## DATA LISTING
──────────────────────────────
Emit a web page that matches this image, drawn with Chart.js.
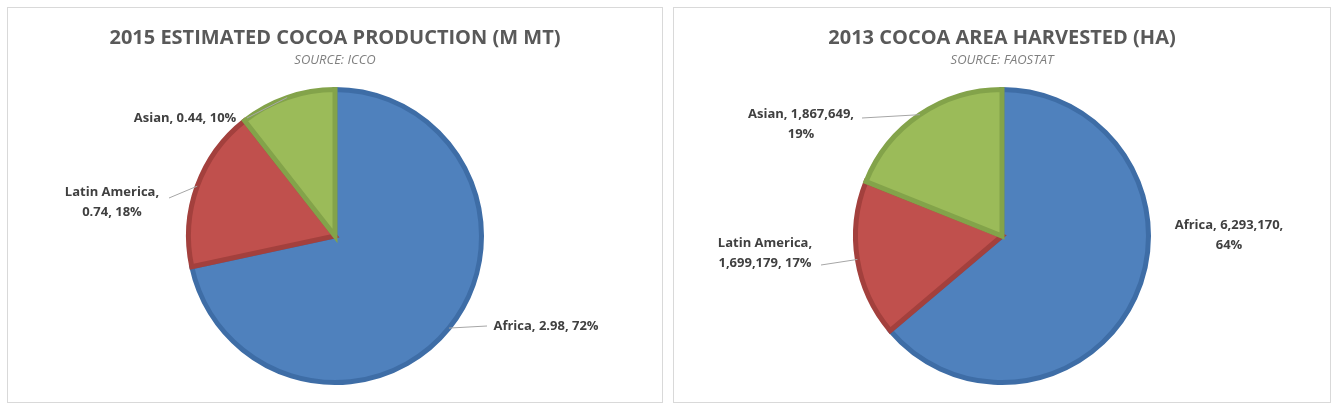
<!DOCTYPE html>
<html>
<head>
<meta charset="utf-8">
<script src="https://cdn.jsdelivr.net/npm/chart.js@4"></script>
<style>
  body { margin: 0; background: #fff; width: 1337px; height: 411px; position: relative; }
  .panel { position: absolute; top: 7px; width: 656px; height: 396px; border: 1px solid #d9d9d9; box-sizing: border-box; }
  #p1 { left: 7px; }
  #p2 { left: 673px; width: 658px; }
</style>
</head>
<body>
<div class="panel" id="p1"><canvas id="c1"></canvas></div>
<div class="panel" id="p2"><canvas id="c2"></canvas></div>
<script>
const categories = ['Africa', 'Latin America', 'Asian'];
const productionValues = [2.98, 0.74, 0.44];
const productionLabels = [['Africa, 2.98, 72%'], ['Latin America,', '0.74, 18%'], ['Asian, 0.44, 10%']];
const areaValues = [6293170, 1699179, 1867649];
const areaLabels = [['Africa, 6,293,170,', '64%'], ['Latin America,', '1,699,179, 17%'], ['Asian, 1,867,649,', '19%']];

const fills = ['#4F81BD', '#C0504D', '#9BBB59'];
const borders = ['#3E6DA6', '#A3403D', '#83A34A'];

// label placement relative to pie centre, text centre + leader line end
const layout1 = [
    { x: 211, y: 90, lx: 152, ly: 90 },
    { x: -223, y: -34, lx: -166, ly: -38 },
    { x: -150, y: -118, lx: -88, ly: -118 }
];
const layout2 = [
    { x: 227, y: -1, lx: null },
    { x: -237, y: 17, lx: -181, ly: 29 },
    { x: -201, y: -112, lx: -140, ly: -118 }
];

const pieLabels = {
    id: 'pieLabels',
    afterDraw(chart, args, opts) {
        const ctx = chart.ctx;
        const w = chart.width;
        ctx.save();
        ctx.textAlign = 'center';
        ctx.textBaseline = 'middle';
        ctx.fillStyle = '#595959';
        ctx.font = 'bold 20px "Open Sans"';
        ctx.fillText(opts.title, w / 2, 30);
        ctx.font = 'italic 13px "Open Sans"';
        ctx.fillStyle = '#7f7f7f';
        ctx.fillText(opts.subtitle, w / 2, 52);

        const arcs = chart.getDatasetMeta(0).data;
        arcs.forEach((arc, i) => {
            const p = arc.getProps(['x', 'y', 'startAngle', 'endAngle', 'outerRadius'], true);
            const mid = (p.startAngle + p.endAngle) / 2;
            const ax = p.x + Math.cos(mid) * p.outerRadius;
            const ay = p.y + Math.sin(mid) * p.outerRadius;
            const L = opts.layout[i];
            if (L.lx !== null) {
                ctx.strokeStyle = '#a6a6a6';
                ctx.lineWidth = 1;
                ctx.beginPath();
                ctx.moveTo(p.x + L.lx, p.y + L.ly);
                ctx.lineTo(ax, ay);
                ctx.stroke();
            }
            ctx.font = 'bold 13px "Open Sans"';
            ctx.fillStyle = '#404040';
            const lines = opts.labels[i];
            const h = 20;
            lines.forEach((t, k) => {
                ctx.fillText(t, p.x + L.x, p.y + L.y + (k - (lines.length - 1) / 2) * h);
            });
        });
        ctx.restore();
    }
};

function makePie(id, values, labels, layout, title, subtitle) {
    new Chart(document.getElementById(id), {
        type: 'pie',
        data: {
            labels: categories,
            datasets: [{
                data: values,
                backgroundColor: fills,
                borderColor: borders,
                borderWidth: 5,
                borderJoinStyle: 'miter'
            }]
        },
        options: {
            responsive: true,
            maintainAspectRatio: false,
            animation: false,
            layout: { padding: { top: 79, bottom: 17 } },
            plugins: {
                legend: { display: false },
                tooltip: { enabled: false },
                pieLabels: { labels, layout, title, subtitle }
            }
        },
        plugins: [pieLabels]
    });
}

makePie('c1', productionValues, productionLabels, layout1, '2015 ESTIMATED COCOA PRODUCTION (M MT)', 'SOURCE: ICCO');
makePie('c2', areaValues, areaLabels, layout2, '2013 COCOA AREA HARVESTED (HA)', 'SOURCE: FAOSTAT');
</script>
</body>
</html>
──────────────────────────────
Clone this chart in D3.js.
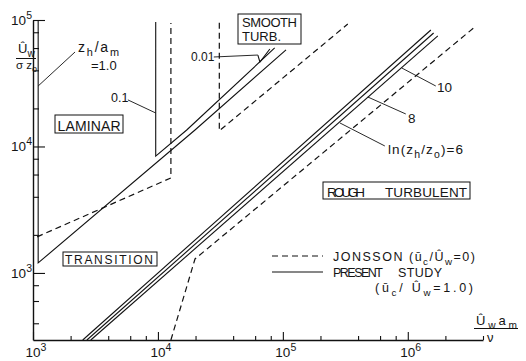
──────────────────────────────
## AIM OF THE EXERCISE
Starting at the line that contains "Emit a web page" and ending at the line that contains "const areaLabels = [['Africa, 6,293,170,', '64%'], ['Latin", give the lines again exactly. Do not include the pictures.

## ANSWER FOR THE TASK
Emit a web page that matches this image, drawn with Chart.js.
<!DOCTYPE html>
<html>
<head>
<meta charset="utf-8">
<script src="https://cdn.jsdelivr.net/npm/chart.js@4"></script>
<style>
  body { margin: 0; background: #fff; width: 1337px; height: 411px; position: relative; }
  .panel { position: absolute; top: 7px; width: 656px; height: 396px; border: 1px solid #d9d9d9; box-sizing: border-box; }
  #p1 { left: 7px; }
  #p2 { left: 673px; width: 658px; }
</style>
</head>
<body>
<div class="panel" id="p1"><canvas id="c1"></canvas></div>
<div class="panel" id="p2"><canvas id="c2"></canvas></div>
<script>
const categories = ['Africa', 'Latin America', 'Asian'];
const productionValues = [2.98, 0.74, 0.44];
const productionLabels = [['Africa, 2.98, 72%'], ['Latin America,', '0.74, 18%'], ['Asian, 0.44, 10%']];
const areaValues = [6293170, 1699179, 1867649];
const areaLabels = [['Africa, 6,293,170,', '64%'], ['Latin America,', '1,699,179, 17%'], ['Asian, 1,867,649,', '19%']];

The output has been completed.